----- Source data
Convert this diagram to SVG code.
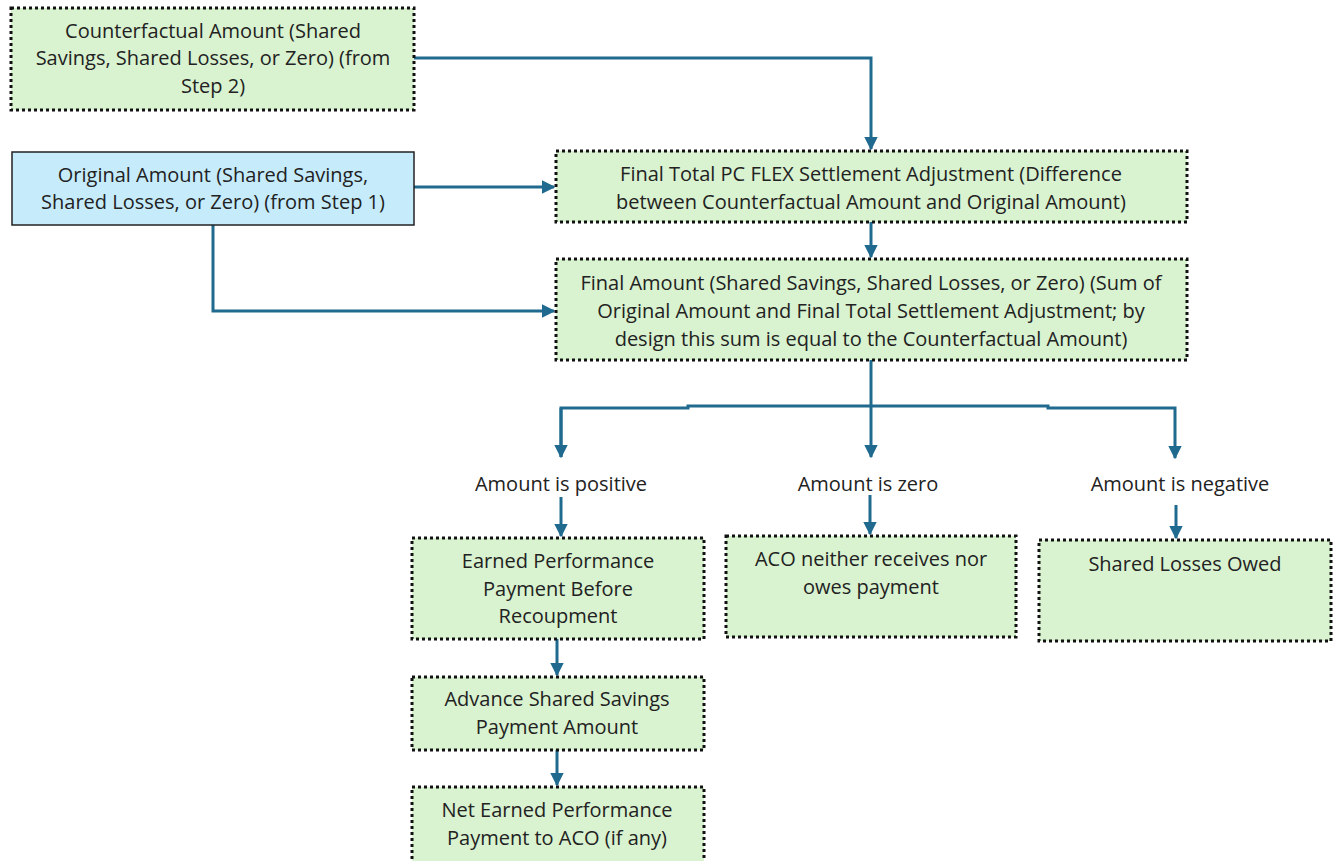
<svg xmlns="http://www.w3.org/2000/svg" width="1339" height="861" viewBox="0 0 1339 861">
  <style>
    .box { fill: #d9f2d0; stroke: #111; stroke-width: 3; stroke-dasharray: 3 3; }
    .src { fill: #c6ecfb; stroke: #222; stroke-width: 1.5; }
    text { font-family: "Open Sans", "Noto Sans", sans-serif; font-size: 20px; fill: #222; text-anchor: middle; }
    .wire { fill: none; stroke: #1f6a8e; stroke-width: 3; }
  </style>
  <defs>
    <marker id="arrow" viewBox="0 0 10 10" refX="9" refY="5" markerWidth="4.5" markerHeight="4.5" orient="auto" markerUnits="strokeWidth">
      <path d="M0,0 L10,5 L0,10 z" fill="#1f6a8e"/>
    </marker>
  </defs>
  <rect width="1339" height="861" fill="#fff"/>

  <g id="connectors">
    <path class="wire" d="M414,58 H871 V149" marker-end="url(#arrow)"/>
    <path class="wire" d="M414,187 H554" marker-end="url(#arrow)"/>
    <path class="wire" d="M213,225 V311 H554" marker-end="url(#arrow)"/>
    <path class="wire" d="M871,222 V257" marker-end="url(#arrow)"/>
    <path class="wire" d="M871,360 V457" marker-end="url(#arrow)"/>
    <path class="wire" d="M561,457 V408 H688 V406 H1048 V408 H1175 V458" marker-end="url(#arrow)"/>
    <path class="wire" d="M561,408 V457" marker-end="url(#arrow)"/>
    <path class="wire" d="M561,497 V536" marker-end="url(#arrow)"/>
    <path class="wire" d="M870,495 V534" marker-end="url(#arrow)"/>
    <path class="wire" d="M1176,505 V538" marker-end="url(#arrow)"/>
    <path class="wire" d="M557,639 V675" marker-end="url(#arrow)"/>
    <path class="wire" d="M557,750 V785" marker-end="url(#arrow)"/>
  </g>

  <g id="counterfactual">
    <rect class="box" x="11" y="8" width="403" height="102"/>
    <text x="213" y="38">Counterfactual Amount (Shared</text>
    <text x="213" y="65">Savings, Shared Losses, or Zero) (from</text>
    <text x="213" y="93">Step 2)</text>
  </g>

  <g id="original">
    <rect class="src" x="12" y="152" width="402" height="73"/>
    <text x="213" y="182">Original Amount (Shared Savings,</text>
    <text x="213" y="209">Shared Losses, or Zero) (from Step 1)</text>
  </g>

  <g id="adjustment">
    <rect class="box" x="556" y="151" width="631" height="71"/>
    <text x="871" y="181">Final Total PC FLEX Settlement Adjustment (Difference</text>
    <text x="871" y="209">between Counterfactual Amount and Original Amount)</text>
  </g>

  <g id="final-amount">
    <rect class="box" x="556" y="259" width="631" height="101"/>
    <text x="871" y="290">Final Amount (Shared Savings, Shared Losses, or Zero) (Sum of</text>
    <text x="871" y="318">Original Amount and Final Total Settlement Adjustment; by</text>
    <text x="871" y="346">design this sum is equal to the Counterfactual Amount)</text>
  </g>

  <g id="label-positive"><text x="561" y="491">Amount is positive</text></g>
  <g id="label-zero"><text x="868" y="491">Amount is zero</text></g>
  <g id="label-negative"><text x="1180" y="491">Amount is negative</text></g>

  <g id="earned">
    <rect class="box" x="412" y="538" width="292" height="101"/>
    <text x="558" y="568">Earned Performance</text>
    <text x="558" y="596">Payment Before</text>
    <text x="558" y="623">Recoupment</text>
  </g>

  <g id="neither">
    <rect class="box" x="726" y="536" width="290" height="101"/>
    <text x="871" y="566">ACO neither receives nor</text>
    <text x="871" y="594">owes payment</text>
  </g>

  <g id="losses">
    <rect class="box" x="1039" y="540" width="292" height="101"/>
    <text x="1185" y="571">Shared Losses Owed</text>
  </g>

  <g id="advance">
    <rect class="box" x="412" y="677" width="292" height="73"/>
    <text x="557" y="706">Advance Shared Savings</text>
    <text x="557" y="734">Payment Amount</text>
  </g>

  <g id="net">
    <rect class="box" x="412" y="787" width="292" height="80"/>
    <text x="557" y="817">Net Earned Performance</text>
    <text x="557" y="845">Payment to ACO (if any)</text>
  </g>
</svg>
----------
> Instructions for the task
Reproduce each line exactly as it appears, omitting the pictures.

> Complete answer
Convert this diagram to SVG code.
<svg xmlns="http://www.w3.org/2000/svg" width="1339" height="861" viewBox="0 0 1339 861">
  <style>
    .box { fill: #d9f2d0; stroke: #111; stroke-width: 3; stroke-dasharray: 3 3; }
    .src { fill: #c6ecfb; stroke: #222; stroke-width: 1.5; }
    text { font-family: "Open Sans", "Noto Sans", sans-serif; font-size: 20px; fill: #222; text-anchor: middle; }
    .wire { fill: none; stroke: #1f6a8e; stroke-width: 3; }
  </style>
  <defs>
    <marker id="arrow" viewBox="0 0 10 10" refX="9" refY="5" markerWidth="4.5" markerHeight="4.5" orient="auto" markerUnits="strokeWidth">
      <path d="M0,0 L10,5 L0,10 z" fill="#1f6a8e"/>
    </marker>
  </defs>
  <rect width="1339" height="861" fill="#fff"/>

  <g id="connectors">
    <path class="wire" d="M414,58 H871 V149" marker-end="url(#arrow)"/>
    <path class="wire" d="M414,187 H554" marker-end="url(#arrow)"/>
    <path class="wire" d="M213,225 V311 H554" marker-end="url(#arrow)"/>
    <path class="wire" d="M871,222 V257" marker-end="url(#arrow)"/>
    <path class="wire" d="M871,360 V457" marker-end="url(#arrow)"/>
    <path class="wire" d="M561,457 V408 H688 V406 H1048 V408 H1175 V458" marker-end="url(#arrow)"/>
    <path class="wire" d="M561,408 V457" marker-end="url(#arrow)"/>
    <path class="wire" d="M561,497 V536" marker-end="url(#arrow)"/>
    <path class="wire" d="M870,495 V534" marker-end="url(#arrow)"/>
    <path class="wire" d="M1176,505 V538" marker-end="url(#arrow)"/>
    <path class="wire" d="M557,639 V675" marker-end="url(#arrow)"/>
    <path class="wire" d="M557,750 V785" marker-end="url(#arrow)"/>
  </g>

  <g id="counterfactual">
    <rect class="box" x="11" y="8" width="403" height="102"/>
    <text x="213" y="38">Counterfactual Amount (Shared</text>
    <text x="213" y="65">Savings, Shared Losses, or Zero) (from</text>
    <text x="213" y="93">Step 2)</text>
  </g>

  <g id="original">
    <rect class="src" x="12" y="152" width="402" height="73"/>
    <text x="213" y="182">Original Amount (Shared Savings,</text>
    <text x="213" y="209">Shared Losses, or Zero) (from Step 1)</text>
  </g>

  <g id="adjustment">
    <rect class="box" x="556" y="151" width="631" height="71"/>
    <text x="871" y="181">Final Total PC FLEX Settlement Adjustment (Difference</text>
    <text x="871" y="209">between Counterfactual Amount and Original Amount)</text>
  </g>

  <g id="final-amount">
    <rect class="box" x="556" y="259" width="631" height="101"/>
    <text x="871" y="290">Final Amount (Shared Savings, Shared Losses, or Zero) (Sum of</text>
    <text x="871" y="318">Original Amount and Final Total Settlement Adjustment; by</text>
    <text x="871" y="346">design this sum is equal to the Counterfactual Amount)</text>
  </g>

  <g id="label-positive"><text x="561" y="491">Amount is positive</text></g>
  <g id="label-zero"><text x="868" y="491">Amount is zero</text></g>
  <g id="label-negative"><text x="1180" y="491">Amount is negative</text></g>

  <g id="earned">
    <rect class="box" x="412" y="538" width="292" height="101"/>
    <text x="558" y="568">Earned Performance</text>
    <text x="558" y="596">Payment Before</text>
    <text x="558" y="623">Recoupment</text>
  </g>

  <g id="neither">
    <rect class="box" x="726" y="536" width="290" height="101"/>
    <text x="871" y="566">ACO neither receives nor</text>
    <text x="871" y="594">owes payment</text>
  </g>

  <g id="losses">
    <rect class="box" x="1039" y="540" width="292" height="101"/>
    <text x="1185" y="571">Shared Losses Owed</text>
  </g>

  <g id="advance">
    <rect class="box" x="412" y="677" width="292" height="73"/>
    <text x="557" y="706">Advance Shared Savings</text>
    <text x="557" y="734">Payment Amount</text>
  </g>

  <g id="net">
    <rect class="box" x="412" y="787" width="292" height="80"/>
    <text x="557" y="817">Net Earned Performance</text>
    <text x="557" y="845">Payment to ACO (if any)</text>
  </g>
</svg>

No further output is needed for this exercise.